Aim →
Up to and including the line that contains "import pandas as pd", repeat each line of the data exactly, starting from the first.
################
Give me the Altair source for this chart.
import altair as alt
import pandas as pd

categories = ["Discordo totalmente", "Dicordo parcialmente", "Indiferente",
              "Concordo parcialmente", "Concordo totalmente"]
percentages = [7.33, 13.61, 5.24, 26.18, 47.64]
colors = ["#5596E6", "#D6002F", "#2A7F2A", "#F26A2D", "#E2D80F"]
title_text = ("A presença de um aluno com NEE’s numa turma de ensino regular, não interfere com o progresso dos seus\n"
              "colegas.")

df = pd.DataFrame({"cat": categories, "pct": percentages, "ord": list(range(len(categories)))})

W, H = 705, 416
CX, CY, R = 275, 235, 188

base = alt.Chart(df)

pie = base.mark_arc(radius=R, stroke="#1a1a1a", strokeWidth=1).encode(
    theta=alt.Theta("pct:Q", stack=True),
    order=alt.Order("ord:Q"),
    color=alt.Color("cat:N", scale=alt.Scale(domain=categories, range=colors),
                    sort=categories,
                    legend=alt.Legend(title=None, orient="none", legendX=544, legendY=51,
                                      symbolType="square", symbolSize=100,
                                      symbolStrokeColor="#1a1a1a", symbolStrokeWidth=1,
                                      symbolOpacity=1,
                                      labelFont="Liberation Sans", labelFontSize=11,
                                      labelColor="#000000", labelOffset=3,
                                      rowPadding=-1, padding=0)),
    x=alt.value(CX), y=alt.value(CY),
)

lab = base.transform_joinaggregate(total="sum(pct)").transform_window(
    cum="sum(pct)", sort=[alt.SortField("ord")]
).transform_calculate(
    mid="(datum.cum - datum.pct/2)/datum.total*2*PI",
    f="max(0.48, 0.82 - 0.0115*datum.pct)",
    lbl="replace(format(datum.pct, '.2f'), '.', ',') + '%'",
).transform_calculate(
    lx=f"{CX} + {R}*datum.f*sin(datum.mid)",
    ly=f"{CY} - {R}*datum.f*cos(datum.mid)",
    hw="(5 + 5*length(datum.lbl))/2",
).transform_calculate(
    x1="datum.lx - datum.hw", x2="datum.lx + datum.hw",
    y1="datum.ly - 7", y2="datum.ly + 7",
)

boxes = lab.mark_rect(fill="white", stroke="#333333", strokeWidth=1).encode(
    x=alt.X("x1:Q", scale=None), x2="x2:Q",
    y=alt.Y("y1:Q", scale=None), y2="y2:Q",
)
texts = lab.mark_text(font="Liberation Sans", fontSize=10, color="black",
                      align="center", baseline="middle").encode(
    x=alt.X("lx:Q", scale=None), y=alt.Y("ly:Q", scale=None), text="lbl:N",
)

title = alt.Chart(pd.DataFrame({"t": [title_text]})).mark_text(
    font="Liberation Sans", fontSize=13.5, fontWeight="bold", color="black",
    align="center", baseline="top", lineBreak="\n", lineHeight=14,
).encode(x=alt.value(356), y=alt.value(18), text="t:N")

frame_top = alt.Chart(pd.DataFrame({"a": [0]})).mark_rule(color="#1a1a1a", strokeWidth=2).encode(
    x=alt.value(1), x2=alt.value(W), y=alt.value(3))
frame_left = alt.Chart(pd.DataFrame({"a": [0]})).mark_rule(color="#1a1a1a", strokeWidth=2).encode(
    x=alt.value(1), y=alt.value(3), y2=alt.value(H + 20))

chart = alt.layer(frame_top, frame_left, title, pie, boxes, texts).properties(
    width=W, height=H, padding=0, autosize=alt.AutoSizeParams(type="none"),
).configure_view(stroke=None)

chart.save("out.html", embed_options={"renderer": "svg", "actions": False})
################
Output below →
Give me the Altair source for this chart.
import altair as alt
import pandas as pd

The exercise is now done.